What is expected
Output the lines below exactly, please, from the first line until the line with "10.5, 22, 45];", counting both.

Supplied material
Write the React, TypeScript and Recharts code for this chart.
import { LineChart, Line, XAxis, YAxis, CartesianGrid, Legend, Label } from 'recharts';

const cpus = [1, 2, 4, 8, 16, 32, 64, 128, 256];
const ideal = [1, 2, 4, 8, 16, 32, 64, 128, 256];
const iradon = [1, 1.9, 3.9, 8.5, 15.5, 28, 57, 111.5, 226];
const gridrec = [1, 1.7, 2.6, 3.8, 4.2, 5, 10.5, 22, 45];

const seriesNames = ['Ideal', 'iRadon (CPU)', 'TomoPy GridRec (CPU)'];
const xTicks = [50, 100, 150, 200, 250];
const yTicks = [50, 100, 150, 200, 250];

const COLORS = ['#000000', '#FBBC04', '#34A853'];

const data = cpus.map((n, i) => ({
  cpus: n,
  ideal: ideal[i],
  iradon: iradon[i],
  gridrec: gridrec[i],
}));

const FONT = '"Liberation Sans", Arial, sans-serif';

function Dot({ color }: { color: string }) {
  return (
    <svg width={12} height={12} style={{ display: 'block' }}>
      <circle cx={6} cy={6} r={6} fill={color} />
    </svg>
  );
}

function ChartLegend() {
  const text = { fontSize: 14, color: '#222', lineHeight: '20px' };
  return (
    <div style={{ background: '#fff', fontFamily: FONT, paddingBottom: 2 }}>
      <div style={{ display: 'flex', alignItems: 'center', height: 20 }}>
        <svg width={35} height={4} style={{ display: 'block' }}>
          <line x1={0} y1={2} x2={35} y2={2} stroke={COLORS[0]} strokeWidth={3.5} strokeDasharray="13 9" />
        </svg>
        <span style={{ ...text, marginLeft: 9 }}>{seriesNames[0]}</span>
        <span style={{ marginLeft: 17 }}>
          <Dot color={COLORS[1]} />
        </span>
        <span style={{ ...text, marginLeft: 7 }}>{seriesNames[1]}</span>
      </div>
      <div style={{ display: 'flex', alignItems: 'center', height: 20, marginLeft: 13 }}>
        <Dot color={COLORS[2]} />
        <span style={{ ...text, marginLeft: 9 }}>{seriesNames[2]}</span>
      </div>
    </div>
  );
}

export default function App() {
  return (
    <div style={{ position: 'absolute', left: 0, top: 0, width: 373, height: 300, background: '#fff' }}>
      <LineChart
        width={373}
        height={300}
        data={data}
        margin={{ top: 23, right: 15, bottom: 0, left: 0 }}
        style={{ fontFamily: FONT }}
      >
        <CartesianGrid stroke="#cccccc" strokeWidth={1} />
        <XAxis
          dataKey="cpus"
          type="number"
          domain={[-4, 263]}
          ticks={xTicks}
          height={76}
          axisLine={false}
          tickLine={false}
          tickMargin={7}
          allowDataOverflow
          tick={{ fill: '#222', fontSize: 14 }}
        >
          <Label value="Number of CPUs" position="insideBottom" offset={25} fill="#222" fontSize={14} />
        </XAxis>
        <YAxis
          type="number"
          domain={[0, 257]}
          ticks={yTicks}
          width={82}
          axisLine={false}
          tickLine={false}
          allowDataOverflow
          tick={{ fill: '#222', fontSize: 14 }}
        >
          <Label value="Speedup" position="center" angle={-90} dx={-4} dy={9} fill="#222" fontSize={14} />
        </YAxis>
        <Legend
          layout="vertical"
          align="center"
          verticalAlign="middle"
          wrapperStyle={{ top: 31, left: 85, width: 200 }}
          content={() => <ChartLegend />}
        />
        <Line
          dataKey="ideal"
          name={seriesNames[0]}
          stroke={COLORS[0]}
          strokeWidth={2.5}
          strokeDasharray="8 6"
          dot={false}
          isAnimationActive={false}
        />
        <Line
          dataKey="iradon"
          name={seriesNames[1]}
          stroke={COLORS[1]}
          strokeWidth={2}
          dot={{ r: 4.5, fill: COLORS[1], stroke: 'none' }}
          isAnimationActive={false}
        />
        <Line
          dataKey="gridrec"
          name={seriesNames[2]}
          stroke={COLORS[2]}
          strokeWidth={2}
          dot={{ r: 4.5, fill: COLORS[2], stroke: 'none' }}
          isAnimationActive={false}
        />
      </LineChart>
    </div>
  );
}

Finished exercise
Write the React, TypeScript and Recharts code for this chart.
import { LineChart, Line, XAxis, YAxis, CartesianGrid, Legend, Label } from 'recharts';

const cpus = [1, 2, 4, 8, 16, 32, 64, 128, 256];
const ideal = [1, 2, 4, 8, 16, 32, 64, 128, 256];
const iradon = [1, 1.9, 3.9, 8.5, 15.5, 28, 57, 111.5, 226];
const gridrec = [1, 1.7, 2.6, 3.8, 4.2, 5, 10.5, 22, 45];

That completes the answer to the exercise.